begin Input for this task

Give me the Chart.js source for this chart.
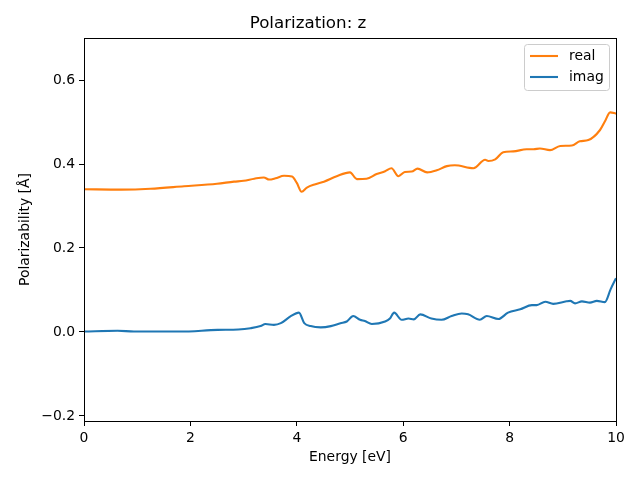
<!DOCTYPE html>
<html>
<head>
<meta charset="utf-8">
<script src="https://cdn.jsdelivr.net/npm/chart.js@4"></script>
<style>
  body { margin: 0; background: #fff; }
  canvas { display: block; }
</style>
</head>
<body>
<canvas id="polChart" width="640" height="480"></canvas>
<script>
// values
const realEnergy = [0, 0.7, 1.25, 1.88, 2.5, 2.82, 3.0, 3.2, 3.38, 3.48, 3.6, 3.76, 3.91, 4.0, 4.09, 4.19, 4.35, 4.51, 4.75, 5.0, 5.13, 5.31, 5.5, 5.66, 5.78, 5.91, 6.03, 6.16, 6.27, 6.45, 6.63, 6.82, 6.97, 7.32, 7.54, 7.6, 7.73, 7.88, 8.07, 8.32, 8.45, 8.57, 8.76, 8.95, 9.17, 9.32, 9.48, 9.7, 9.79, 9.89, 10.0];
const realValues = [0.340, 0.339, 0.341, 0.347, 0.353, 0.358, 0.360, 0.365, 0.368, 0.363, 0.366, 0.372, 0.370, 0.355, 0.334, 0.344, 0.352, 0.358, 0.371, 0.380, 0.364, 0.365, 0.376, 0.383, 0.390, 0.371, 0.381, 0.382, 0.389, 0.380, 0.385, 0.395, 0.397, 0.390, 0.410, 0.407, 0.411, 0.428, 0.430, 0.435, 0.435, 0.437, 0.433, 0.443, 0.444, 0.454, 0.457, 0.481, 0.501, 0.523, 0.520];

const imagEnergy = [0, 0.63, 0.94, 1.8, 2.51, 2.9, 3.13, 3.32, 3.41, 3.57, 3.70, 3.88, 4.04, 4.14, 4.26, 4.45, 4.64, 4.82, 4.94, 5.06, 5.19, 5.28, 5.41, 5.66, 5.75, 5.83, 5.97, 6.10, 6.20, 6.32, 6.53, 6.72, 6.91, 7.10, 7.22, 7.44, 7.57, 7.79, 7.97, 8.20, 8.42, 8.51, 8.67, 8.82, 9.07, 9.14, 9.23, 9.36, 9.51, 9.64, 9.79, 9.90, 10.0];
const imagValues = [0.001, 0.003, 0.001, 0.001, 0.005, 0.006, 0.009, 0.014, 0.019, 0.017, 0.021, 0.037, 0.046, 0.021, 0.014, 0.011, 0.014, 0.021, 0.025, 0.038, 0.029, 0.026, 0.019, 0.025, 0.032, 0.046, 0.029, 0.032, 0.030, 0.042, 0.032, 0.029, 0.038, 0.044, 0.042, 0.029, 0.038, 0.031, 0.046, 0.054, 0.064, 0.064, 0.072, 0.067, 0.073, 0.074, 0.068, 0.073, 0.070, 0.074, 0.071, 0.102, 0.128];

const xTicks = [0, 2, 4, 6, 8, 10];
const yTicks = [-0.2, 0.0, 0.2, 0.4, 0.6];

const FONT = 'DejaVu Sans';

function toPoints(xs, ys) {
    return xs.map((x, i) => ({ x: x, y: ys[i] }));
}

// frame on all four sides + matplotlib style legend
const mplFrame = {
    id: 'mplFrame',
    afterDraw(chart) {
        const { ctx, chartArea: a } = chart;
        ctx.save();
        ctx.strokeStyle = '#000';
        ctx.lineWidth = 1;
        ctx.strokeRect(Math.round(a.left) + 0.5, Math.round(a.top) + 0.5,
            Math.round(a.right - a.left), Math.round(a.bottom - a.top));

        // legend box
        const bx = 524.5, by = 44.5, bw = 85, bh = 46, r = 3;
        ctx.beginPath();
        ctx.moveTo(bx + r, by);
        ctx.arcTo(bx + bw, by, bx + bw, by + bh, r);
        ctx.arcTo(bx + bw, by + bh, bx, by + bh, r);
        ctx.arcTo(bx, by + bh, bx, by, r);
        ctx.arcTo(bx, by, bx + bw, by, r);
        ctx.closePath();
        ctx.fillStyle = 'rgba(255,255,255,0.8)';
        ctx.fill();
        ctx.strokeStyle = '#cccccc';
        ctx.stroke();

        ctx.font = '13.9px "' + FONT + '"';
        ctx.textBaseline = 'middle';
        ctx.textAlign = 'left';
        chart.data.datasets.forEach((ds, i) => {
            const yy = 56 + i * 21;
            ctx.strokeStyle = ds.borderColor;
            ctx.lineWidth = 2.1;
            ctx.beginPath();
            ctx.moveTo(530, yy);
            ctx.lineTo(558, yy);
            ctx.stroke();
            ctx.fillStyle = '#000';
            ctx.fillText(ds.label, 569, yy);
        });
        ctx.restore();
    }
};

const ctx = document.getElementById('polChart').getContext('2d');
const polChart = new Chart(ctx, {
    type: 'line',
    data: {
        datasets: [
            {
                label: 'real',
                data: toPoints(realEnergy, realValues),
                borderColor: '#ff7f0e',
                borderWidth: 2.1,
                pointRadius: 0,
                cubicInterpolationMode: 'monotone',
                fill: false
            },
            {
                label: 'imag',
                data: toPoints(imagEnergy, imagValues),
                borderColor: '#1f77b4',
                borderWidth: 2.1,
                pointRadius: 0,
                cubicInterpolationMode: 'monotone',
                fill: false
            }
        ]
    },
    options: {
        responsive: false,
        animation: false,
        layout: { padding: { left: 0, right: 24, top: 0, bottom: 0 } },
        scales: {
            x: {
                type: 'linear',
                min: 0,
                max: 10,
                afterBuildTicks: (s) => { s.ticks = xTicks.map(v => ({ value: v })); },
                afterFit: (s) => { s.height = 59; },
                ticks: {
                    color: '#000',
                    padding: 4,
                    maxRotation: 0,
                    font: { family: FONT, size: 13.9 },
                    callback: (v) => String(v)
                },
                grid: { display: true, drawOnChartArea: false, drawTicks: true, tickLength: 5, color: '#000' },
                border: { display: true, color: '#000' },
                title: {
                    display: true,
                    text: 'Energy [eV]',
                    color: '#000',
                    font: { family: FONT, size: 13.9 },
                    padding: { top: 0, bottom: 14.7 }
                }
            },
            y: {
                type: 'linear',
                min: -0.212,
                max: 0.7,
                afterBuildTicks: (s) => { s.ticks = yTicks.map(v => ({ value: v })); },
                afterFit: (s) => { s.width = 84; },
                ticks: {
                    color: '#000',
                    padding: 4,
                    font: { family: FONT, size: 13.9 },
                    callback: (v) => v.toFixed(1).replace('-', '\u2212')
                },
                grid: { display: true, drawOnChartArea: false, drawTicks: true, tickLength: 5, color: '#000' },
                border: { display: true, color: '#000' },
                title: {
                    display: true,
                    text: 'Polarizability [Å]',
                    color: '#000',
                    font: { family: FONT, size: 13.9 },
                    padding: { top: 16.7, bottom: 0 }
                }
            }
        },
        plugins: {
            legend: { display: false },
            tooltip: { enabled: false },
            title: {
                display: true,
                text: 'Polarization: z',
                color: '#000',
                font: { family: FONT, size: 16.7, weight: 'normal' },
                padding: { top: 14, bottom: 4 }
            }
        }
    },
    plugins: [mplFrame]
});
</script>
</body>
</html>
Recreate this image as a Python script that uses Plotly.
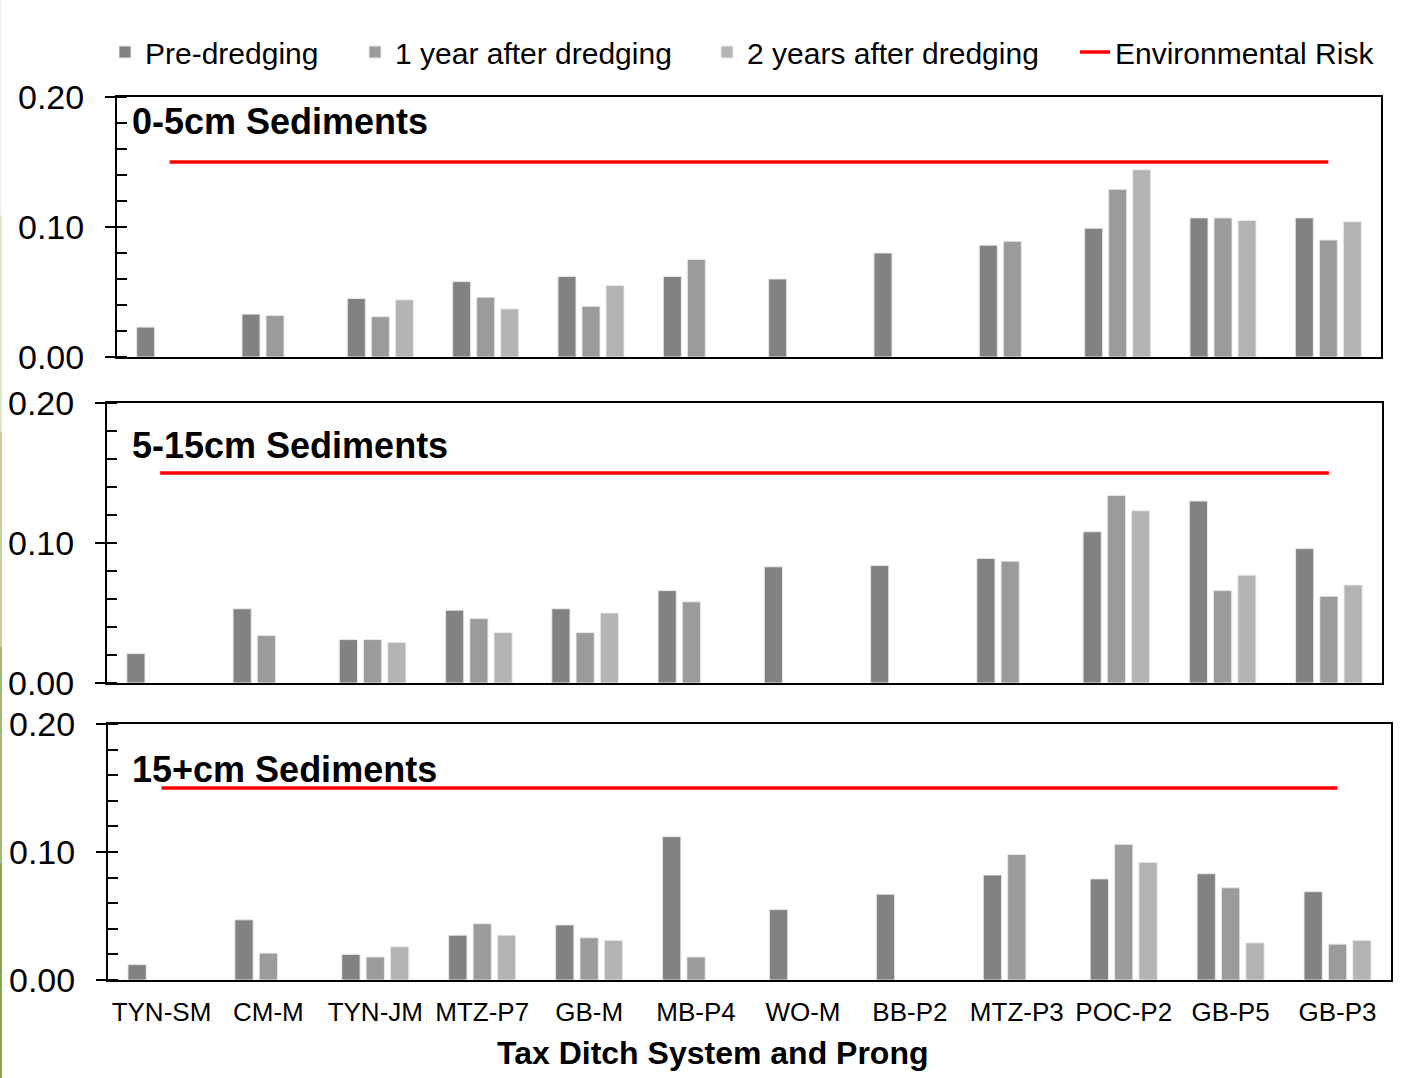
import plotly.graph_objects as go

W, H = 1421, 1078

sites = ["TYN-SM", "CM-M", "TYN-JM", "MTZ-P7", "GB-M", "MB-P4",
         "WO-M", "BB-P2", "MTZ-P3", "POC-P2", "GB-P5", "GB-P3"]

series_names = ["Pre-dredging", "1 year after dredging", "2 years after dredging"]
risk_name = "Environmental Risk"

# 0-5 cm sediments
pre_0_5 = [0.023, 0.033, 0.045, 0.058, 0.062, 0.062, 0.060, 0.080, 0.086, 0.099, 0.107, 0.107]
yr1_0_5 = [None, 0.032, 0.031, 0.046, 0.039, 0.075, None, None, 0.089, 0.129, 0.107, 0.090]
yr2_0_5 = [None, None, 0.044, 0.037, 0.055, None, None, None, None, 0.144, 0.105, 0.104]

# 5-15 cm sediments
pre_5_15 = [0.021, 0.053, 0.031, 0.052, 0.053, 0.066, 0.083, 0.084, 0.089, 0.108, 0.130, 0.096]
yr1_5_15 = [None, 0.034, 0.031, 0.046, 0.036, 0.058, None, None, 0.087, 0.134, 0.066, 0.062]
yr2_5_15 = [None, None, 0.029, 0.036, 0.050, None, None, None, None, 0.123, 0.077, 0.070]

# 15+ cm sediments
pre_15 = [0.012, 0.047, 0.020, 0.035, 0.043, 0.112, 0.055, 0.067, 0.082, 0.079, 0.083, 0.069]
yr1_15 = [None, 0.021, 0.018, 0.044, 0.033, 0.018, None, None, 0.098, 0.106, 0.072, 0.028]
yr2_15 = [None, None, 0.026, 0.035, 0.031, None, None, None, None, 0.092, 0.029, 0.031]

risk_level = 0.15

panel_titles = ["0-5cm Sediments", "5-15cm Sediments", "15+cm Sediments"]
panels = [
    (pre_0_5, yr1_0_5, yr2_0_5),
    (pre_5_15, yr1_5_15, yr2_5_15),
    (pre_15, yr1_15, yr2_15),
]

bar_colors = ["#828282", "#9b9b9b", "#b4b4b4"]
FONT = "Liberation Sans, Arial, sans-serif"

# plot boxes in pixels: (left, right, top, bottom)
boxes = [
    (117, 1381, 97, 357),
    (107, 1382, 403, 683),
    (108, 1391, 724, 980),
]
# panel title centres in pixels (x of left edge, y of middle)
title_pos = [(130, 121), (130, 445), (130, 769)]


def xdom(l, r):
    return [l / W, r / W]


def ydom(t, b):
    return [(H - b) / H, (H - t) / H]


fig = go.Figure()
legend_ids = ["legend", "legend2", "legend3"]

for p, (vals, box) in enumerate(zip(panels, boxes)):
    sfx = "" if p == 0 else str(p + 1)
    for s, (v, name, col) in enumerate(zip(vals, series_names, bar_colors)):
        fig.add_trace(go.Bar(
            x=sites, y=v, name=name,
            marker=dict(color=col, line=dict(color="rgba(235,235,235,0.9)", width=1)),
            xaxis="x" + sfx, yaxis="y" + sfx,
            showlegend=(p == 0), legend=legend_ids[s],
        ))
    fig.add_trace(go.Scatter(
        x=sites, y=[risk_level] * len(sites), name=risk_name, mode="lines",
        line=dict(color="#ff0000", width=3.5),
        xaxis="x" + sfx, yaxis="y" + sfx,
        showlegend=(p == 0), legend="legend4",
    ))

    l, r, t, b = box
    fig.update_layout(**{
        "xaxis" + sfx: dict(
            domain=xdom(l, r), anchor="y" + sfx,
            showline=True, linecolor="black", linewidth=2, mirror=True,
            ticks="", showticklabels=(p == 2),
            tickfont=dict(family=FONT, size=26, color="black"),
            ticklabelstandoff=8,
            showgrid=False, zeroline=False, automargin=False,
        ),
        "yaxis" + sfx: dict(
            domain=ydom(t, b), anchor="x" + sfx,
            range=[0, 0.2],
            tickvals=[0, 0.1, 0.2], tickformat=".2f",
            ticks="outside", ticklen=10, tickwidth=1.5, tickcolor="black",
            minor=dict(dtick=0.02, ticks="inside", ticklen=10, tickwidth=1.5, tickcolor="black"),
            ticklabelstandoff=14,
            tickfont=dict(family=FONT, size=34, color="black"),
            showline=True, linecolor="black", linewidth=2, mirror=True,
            showgrid=False, zeroline=False, automargin=False,
        ),
    })
    tx, ty = title_pos[p]
    fig.add_annotation(
        text="<b>%s</b>" % panel_titles[p],
        xref="paper", yref="paper",
        x=tx / W, y=(H - ty) / H,
        xanchor="left", yanchor="middle", showarrow=False,
        font=dict(family=FONT, size=36, color="black"),
    )

fig.add_annotation(
    text="<b>Tax Ditch System and Prong</b>",
    xref="paper", yref="paper", x=713 / W, y=(H - 1053) / H,
    xanchor="center", yanchor="middle", showarrow=False,
    font=dict(family=FONT, size=32, color="black"),
)

legend_text_x = [147, 397, 749, 1117]
legend_common = dict(
    orientation="h", yanchor="middle", y=(H - 52) / H, xanchor="left",
    font=dict(family=FONT, size=30, color="black"),
    bgcolor="rgba(0,0,0,0)", itemwidth=30,
)
layout_legends = {}
for lid, tx in zip(["legend", "legend2", "legend3", "legend4"], legend_text_x):
    layout_legends[lid] = dict(legend_common, x=(tx - 42) / W)

# thin olive strip along the left edge
strip = ["#f3f6ea", "#dfe8c8", "#c2d39b", "#a3bb70", "#88a450"]
n = len(strip)
for i, c in enumerate(strip):
    fig.add_shape(type="rect", xref="paper", yref="paper",
                  x0=0, x1=2 / W, y0=1 - (i + 1) / n, y1=1 - i / n,
                  line=dict(width=0), fillcolor=c, layer="above")

fig.update_layout(
    width=W, height=H,
    margin=dict(l=0, r=0, t=0, b=0, pad=0, autoexpand=False),
    paper_bgcolor="white", plot_bgcolor="white",
    barmode="group", bargap=0.316, bargroupgap=0.25,
    font=dict(family=FONT, color="black"),
    **layout_legends,
)

fig.write_html("out.html")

end Input for this task

▶ _Set exercise_:
Word for word, restate the lines beginning with the one that has "Recreate this image" and ending with the one that has "0.144, 0.105, 0.104]". Keep both ends and skip any pictures.

▶ _Result of this exercise_:
Recreate this image as a Python script that uses Plotly.
import plotly.graph_objects as go

W, H = 1421, 1078

sites = ["TYN-SM", "CM-M", "TYN-JM", "MTZ-P7", "GB-M", "MB-P4",
         "WO-M", "BB-P2", "MTZ-P3", "POC-P2", "GB-P5", "GB-P3"]

series_names = ["Pre-dredging", "1 year after dredging", "2 years after dredging"]
risk_name = "Environmental Risk"

# 0-5 cm sediments
pre_0_5 = [0.023, 0.033, 0.045, 0.058, 0.062, 0.062, 0.060, 0.080, 0.086, 0.099, 0.107, 0.107]
yr1_0_5 = [None, 0.032, 0.031, 0.046, 0.039, 0.075, None, None, 0.089, 0.129, 0.107, 0.090]
yr2_0_5 = [None, None, 0.044, 0.037, 0.055, None, None, None, None, 0.144, 0.105, 0.104]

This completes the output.